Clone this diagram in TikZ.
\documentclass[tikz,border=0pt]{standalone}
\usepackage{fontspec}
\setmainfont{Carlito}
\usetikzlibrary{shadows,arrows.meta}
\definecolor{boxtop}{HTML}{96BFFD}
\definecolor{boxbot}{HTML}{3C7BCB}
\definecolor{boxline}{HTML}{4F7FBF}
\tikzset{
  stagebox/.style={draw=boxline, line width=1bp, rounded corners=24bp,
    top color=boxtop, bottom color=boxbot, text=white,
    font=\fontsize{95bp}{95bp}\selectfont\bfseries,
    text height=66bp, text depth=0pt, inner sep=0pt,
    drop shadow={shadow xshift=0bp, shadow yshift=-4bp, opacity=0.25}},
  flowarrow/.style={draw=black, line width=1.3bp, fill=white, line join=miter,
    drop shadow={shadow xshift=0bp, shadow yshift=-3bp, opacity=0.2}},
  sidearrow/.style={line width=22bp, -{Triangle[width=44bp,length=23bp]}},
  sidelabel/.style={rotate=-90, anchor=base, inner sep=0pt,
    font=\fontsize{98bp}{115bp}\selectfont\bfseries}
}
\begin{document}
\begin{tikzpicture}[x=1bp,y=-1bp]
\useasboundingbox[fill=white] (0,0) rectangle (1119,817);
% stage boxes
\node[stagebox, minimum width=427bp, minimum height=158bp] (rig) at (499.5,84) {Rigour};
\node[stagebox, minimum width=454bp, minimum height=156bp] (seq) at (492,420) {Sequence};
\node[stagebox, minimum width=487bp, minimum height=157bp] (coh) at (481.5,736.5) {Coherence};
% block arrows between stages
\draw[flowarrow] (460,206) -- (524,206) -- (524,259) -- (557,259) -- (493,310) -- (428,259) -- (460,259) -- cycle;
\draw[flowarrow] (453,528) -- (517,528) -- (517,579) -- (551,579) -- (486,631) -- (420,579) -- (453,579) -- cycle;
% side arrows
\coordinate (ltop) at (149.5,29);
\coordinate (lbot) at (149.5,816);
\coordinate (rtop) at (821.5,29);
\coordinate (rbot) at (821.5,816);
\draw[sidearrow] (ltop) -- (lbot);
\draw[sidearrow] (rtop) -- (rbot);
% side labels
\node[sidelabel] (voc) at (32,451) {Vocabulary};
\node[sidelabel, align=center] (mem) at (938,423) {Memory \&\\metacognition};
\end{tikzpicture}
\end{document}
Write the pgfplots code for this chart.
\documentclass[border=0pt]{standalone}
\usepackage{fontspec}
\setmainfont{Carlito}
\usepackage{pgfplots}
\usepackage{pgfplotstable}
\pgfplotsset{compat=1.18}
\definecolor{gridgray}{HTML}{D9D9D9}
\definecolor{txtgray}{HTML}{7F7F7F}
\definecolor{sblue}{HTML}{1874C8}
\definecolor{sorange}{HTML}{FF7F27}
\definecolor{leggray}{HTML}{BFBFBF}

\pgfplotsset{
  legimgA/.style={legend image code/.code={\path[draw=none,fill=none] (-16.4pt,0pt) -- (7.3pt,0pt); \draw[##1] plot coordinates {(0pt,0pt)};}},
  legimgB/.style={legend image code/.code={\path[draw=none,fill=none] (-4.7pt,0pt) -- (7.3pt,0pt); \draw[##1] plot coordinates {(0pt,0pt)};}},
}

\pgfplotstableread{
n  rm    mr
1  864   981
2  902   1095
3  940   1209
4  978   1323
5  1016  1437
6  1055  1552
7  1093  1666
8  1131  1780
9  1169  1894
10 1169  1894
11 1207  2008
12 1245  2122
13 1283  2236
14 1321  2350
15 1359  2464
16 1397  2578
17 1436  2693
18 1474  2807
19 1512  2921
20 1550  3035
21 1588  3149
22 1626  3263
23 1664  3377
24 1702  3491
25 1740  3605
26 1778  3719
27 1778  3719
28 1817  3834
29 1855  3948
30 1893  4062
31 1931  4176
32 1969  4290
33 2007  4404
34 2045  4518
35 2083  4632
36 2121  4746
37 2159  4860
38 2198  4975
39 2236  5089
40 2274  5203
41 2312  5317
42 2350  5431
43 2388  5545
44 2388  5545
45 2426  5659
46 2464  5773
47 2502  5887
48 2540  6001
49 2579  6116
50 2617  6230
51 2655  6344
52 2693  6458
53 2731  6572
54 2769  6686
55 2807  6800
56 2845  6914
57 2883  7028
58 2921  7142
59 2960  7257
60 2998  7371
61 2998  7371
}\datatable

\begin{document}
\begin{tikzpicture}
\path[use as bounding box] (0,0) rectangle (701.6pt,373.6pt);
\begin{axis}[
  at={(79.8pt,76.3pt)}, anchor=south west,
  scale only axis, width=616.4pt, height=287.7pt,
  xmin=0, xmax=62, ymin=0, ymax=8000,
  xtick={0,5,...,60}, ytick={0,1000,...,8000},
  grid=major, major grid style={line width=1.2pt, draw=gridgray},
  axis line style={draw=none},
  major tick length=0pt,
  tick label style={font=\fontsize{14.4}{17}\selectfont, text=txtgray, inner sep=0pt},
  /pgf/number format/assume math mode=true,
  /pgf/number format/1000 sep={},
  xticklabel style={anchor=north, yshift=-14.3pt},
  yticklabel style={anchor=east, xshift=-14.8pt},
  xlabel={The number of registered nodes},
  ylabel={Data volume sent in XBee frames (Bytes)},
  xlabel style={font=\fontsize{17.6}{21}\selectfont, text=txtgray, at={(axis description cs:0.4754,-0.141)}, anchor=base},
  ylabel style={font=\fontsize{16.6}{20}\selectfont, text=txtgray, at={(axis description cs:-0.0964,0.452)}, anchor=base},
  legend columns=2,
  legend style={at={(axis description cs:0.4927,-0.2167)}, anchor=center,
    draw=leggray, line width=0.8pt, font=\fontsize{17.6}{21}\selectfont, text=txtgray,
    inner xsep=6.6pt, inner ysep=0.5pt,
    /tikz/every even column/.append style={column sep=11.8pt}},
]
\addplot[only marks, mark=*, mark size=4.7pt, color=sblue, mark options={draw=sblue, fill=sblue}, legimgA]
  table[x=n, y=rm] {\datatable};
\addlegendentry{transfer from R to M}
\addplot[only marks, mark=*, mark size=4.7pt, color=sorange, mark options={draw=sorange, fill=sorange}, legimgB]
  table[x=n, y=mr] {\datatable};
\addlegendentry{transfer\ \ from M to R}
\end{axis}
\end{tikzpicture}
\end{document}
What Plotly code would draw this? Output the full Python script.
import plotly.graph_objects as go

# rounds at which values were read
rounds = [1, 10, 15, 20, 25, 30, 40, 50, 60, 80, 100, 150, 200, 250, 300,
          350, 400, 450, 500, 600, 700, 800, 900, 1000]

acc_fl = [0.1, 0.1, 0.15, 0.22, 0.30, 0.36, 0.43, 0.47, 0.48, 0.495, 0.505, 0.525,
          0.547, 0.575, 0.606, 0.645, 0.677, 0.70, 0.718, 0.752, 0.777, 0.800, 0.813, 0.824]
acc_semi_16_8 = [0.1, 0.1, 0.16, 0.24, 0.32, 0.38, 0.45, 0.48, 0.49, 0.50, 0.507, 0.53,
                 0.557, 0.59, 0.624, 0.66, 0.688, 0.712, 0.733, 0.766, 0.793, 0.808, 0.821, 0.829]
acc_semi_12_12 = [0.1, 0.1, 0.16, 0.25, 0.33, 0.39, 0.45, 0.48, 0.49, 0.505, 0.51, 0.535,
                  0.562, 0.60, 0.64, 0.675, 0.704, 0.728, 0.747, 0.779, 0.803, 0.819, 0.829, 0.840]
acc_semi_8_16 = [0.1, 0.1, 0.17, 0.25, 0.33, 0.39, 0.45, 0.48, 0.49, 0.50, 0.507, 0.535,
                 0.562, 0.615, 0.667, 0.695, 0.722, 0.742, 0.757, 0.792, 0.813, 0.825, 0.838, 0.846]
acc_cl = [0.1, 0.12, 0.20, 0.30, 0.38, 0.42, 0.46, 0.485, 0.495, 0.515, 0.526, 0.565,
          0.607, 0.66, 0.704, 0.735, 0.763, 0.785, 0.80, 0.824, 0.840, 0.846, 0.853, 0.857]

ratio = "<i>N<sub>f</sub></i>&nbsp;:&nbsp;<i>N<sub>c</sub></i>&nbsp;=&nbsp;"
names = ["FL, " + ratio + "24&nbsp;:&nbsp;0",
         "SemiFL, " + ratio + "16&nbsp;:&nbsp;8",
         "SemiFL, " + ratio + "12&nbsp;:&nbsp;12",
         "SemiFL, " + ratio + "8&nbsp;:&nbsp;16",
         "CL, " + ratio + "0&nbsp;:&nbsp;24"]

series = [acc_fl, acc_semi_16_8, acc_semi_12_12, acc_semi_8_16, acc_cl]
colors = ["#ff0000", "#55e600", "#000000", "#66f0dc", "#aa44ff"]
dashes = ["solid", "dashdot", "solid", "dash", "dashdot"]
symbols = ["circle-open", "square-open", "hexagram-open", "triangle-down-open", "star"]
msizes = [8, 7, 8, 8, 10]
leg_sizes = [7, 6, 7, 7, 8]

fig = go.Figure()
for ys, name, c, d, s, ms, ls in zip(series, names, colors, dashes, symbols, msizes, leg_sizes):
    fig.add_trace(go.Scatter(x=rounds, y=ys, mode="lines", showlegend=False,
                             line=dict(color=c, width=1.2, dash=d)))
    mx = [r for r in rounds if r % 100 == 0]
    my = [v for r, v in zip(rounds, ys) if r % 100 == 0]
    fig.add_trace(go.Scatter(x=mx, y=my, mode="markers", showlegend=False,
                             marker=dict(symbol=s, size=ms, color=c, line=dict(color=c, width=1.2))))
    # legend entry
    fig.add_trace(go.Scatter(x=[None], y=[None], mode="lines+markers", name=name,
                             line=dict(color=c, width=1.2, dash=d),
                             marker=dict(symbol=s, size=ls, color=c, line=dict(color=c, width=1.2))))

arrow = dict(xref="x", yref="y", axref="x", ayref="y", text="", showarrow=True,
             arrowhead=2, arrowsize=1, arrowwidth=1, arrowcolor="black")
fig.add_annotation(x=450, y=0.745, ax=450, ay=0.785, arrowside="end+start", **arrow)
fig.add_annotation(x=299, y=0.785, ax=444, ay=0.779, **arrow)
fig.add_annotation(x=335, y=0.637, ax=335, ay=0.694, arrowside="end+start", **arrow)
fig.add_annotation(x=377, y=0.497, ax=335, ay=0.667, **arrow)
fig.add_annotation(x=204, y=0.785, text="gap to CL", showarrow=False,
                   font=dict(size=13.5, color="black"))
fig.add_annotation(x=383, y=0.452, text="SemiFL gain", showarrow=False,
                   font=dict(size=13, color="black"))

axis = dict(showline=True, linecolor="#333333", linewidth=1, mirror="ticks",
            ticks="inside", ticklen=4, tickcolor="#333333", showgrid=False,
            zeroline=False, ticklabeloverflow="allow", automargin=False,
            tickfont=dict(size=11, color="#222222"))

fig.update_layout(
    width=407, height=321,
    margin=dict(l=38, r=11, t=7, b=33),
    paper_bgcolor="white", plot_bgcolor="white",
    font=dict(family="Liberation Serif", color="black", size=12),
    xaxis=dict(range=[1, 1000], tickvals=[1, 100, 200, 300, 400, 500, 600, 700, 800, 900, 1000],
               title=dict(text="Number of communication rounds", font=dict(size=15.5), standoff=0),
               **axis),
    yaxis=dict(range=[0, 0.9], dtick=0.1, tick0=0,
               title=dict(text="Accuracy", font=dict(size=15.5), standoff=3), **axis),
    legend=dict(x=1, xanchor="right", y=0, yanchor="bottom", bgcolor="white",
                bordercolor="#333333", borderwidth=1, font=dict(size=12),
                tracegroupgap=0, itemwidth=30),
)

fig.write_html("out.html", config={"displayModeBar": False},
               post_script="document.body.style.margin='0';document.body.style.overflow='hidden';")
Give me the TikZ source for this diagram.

-- Instruction --
Above are the records; from them, give again exactly the lines from the one containing "What Plotly code" to the one containing "350, 400, 450, 500, 600, 700, 800, 900, 1000]", both lines included, and nothing more.

-- Solution for this task --
What Plotly code would draw this? Output the full Python script.
import plotly.graph_objects as go

# rounds at which values were read
rounds = [1, 10, 15, 20, 25, 30, 40, 50, 60, 80, 100, 150, 200, 250, 300,
          350, 400, 450, 500, 600, 700, 800, 900, 1000]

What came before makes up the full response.